-- START Supplied entries --

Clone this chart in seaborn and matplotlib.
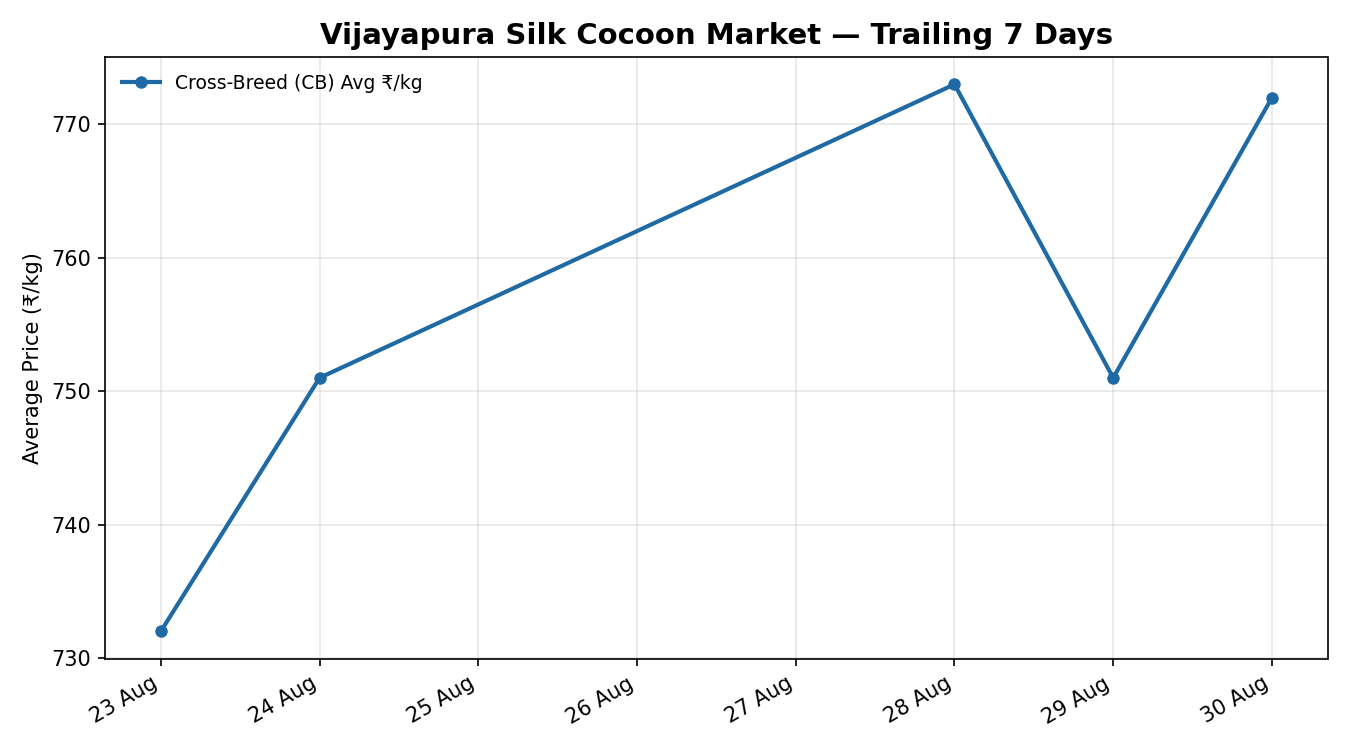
import matplotlib
matplotlib.use("Agg")
import matplotlib.pyplot as plt
import matplotlib.dates as mdates
import pandas as pd
import seaborn as sns

dates = ["2024-08-23", "2024-08-24", "2024-08-28", "2024-08-29", "2024-08-30"]
cb_price = [732, 751, 773, 751, 772]
series_label = "Cross-Breed (CB) Avg ₹/kg"

df = pd.DataFrame({"date": pd.to_datetime(dates), "price": cb_price})

plt.rcParams["font.family"] = ["DejaVu Sans"]

fig, ax = plt.subplots(figsize=(9, 5), dpi=150)
sns.lineplot(
    data=df,
    x="date",
    y="price",
    ax=ax,
    color="#1f6aa5",
    linewidth=2,
    marker="o",
    markersize=6,
    markeredgewidth=0,
    label=series_label,
)
ax.set_title("Vijayapura Silk Cocoon Market — Trailing 7 Days",
             fontsize=14, fontweight="bold")
ax.set_xlabel("")
ax.set_ylabel("Average Price (₹/kg)")
ax.grid(True, alpha=0.3)
ax.xaxis.set_major_locator(mdates.DayLocator())
ax.xaxis.set_major_formatter(mdates.DateFormatter("%d %b"))
ax.legend(loc="upper left", frameon=False, fontsize=9)
fig.autofmt_xdate()
fig.tight_layout()
fig.savefig("out.png", dpi=150)
plt.close(fig)
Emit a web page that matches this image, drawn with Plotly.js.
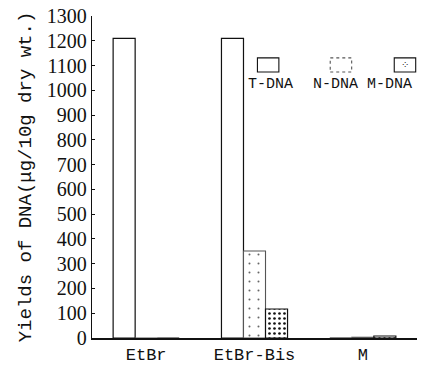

-- END Supplied entries --

Reproduce each line exactly as it appears, omitting the pictures.

Clone this chart in seaborn and matplotlib.
import matplotlib
matplotlib.use("Agg")
import matplotlib.pyplot as plt
import matplotlib.dates as mdates
import pandas as pd
import seaborn as sns

dates = ["2024-08-23", "2024-08-24", "2024-08-28", "2024-08-29", "2024-08-30"]
cb_price = [732, 751, 773, 751, 772]
series_label = "Cross-Breed (CB) Avg ₹/kg"

df = pd.DataFrame({"date": pd.to_datetime(dates), "price": cb_price})

plt.rcParams["font.family"] = ["DejaVu Sans"]

fig, ax = plt.subplots(figsize=(9, 5), dpi=150)
sns.lineplot(
    data=df,
    x="date",
    y="price",
    ax=ax,
    color="#1f6aa5",
    linewidth=2,
    marker="o",
    markersize=6,
    markeredgewidth=0,
    label=series_label,
)
ax.set_title("Vijayapura Silk Cocoon Market — Trailing 7 Days",
             fontsize=14, fontweight="bold")
ax.set_xlabel("")
ax.set_ylabel("Average Price (₹/kg)")
ax.grid(True, alpha=0.3)
ax.xaxis.set_major_locator(mdates.DayLocator())
ax.xaxis.set_major_formatter(mdates.DateFormatter("%d %b"))
ax.legend(loc="upper left", frameon=False, fontsize=9)
fig.autofmt_xdate()
fig.tight_layout()
fig.savefig("out.png", dpi=150)
plt.close(fig)
Emit a web page that matches this image, drawn with Plotly.js.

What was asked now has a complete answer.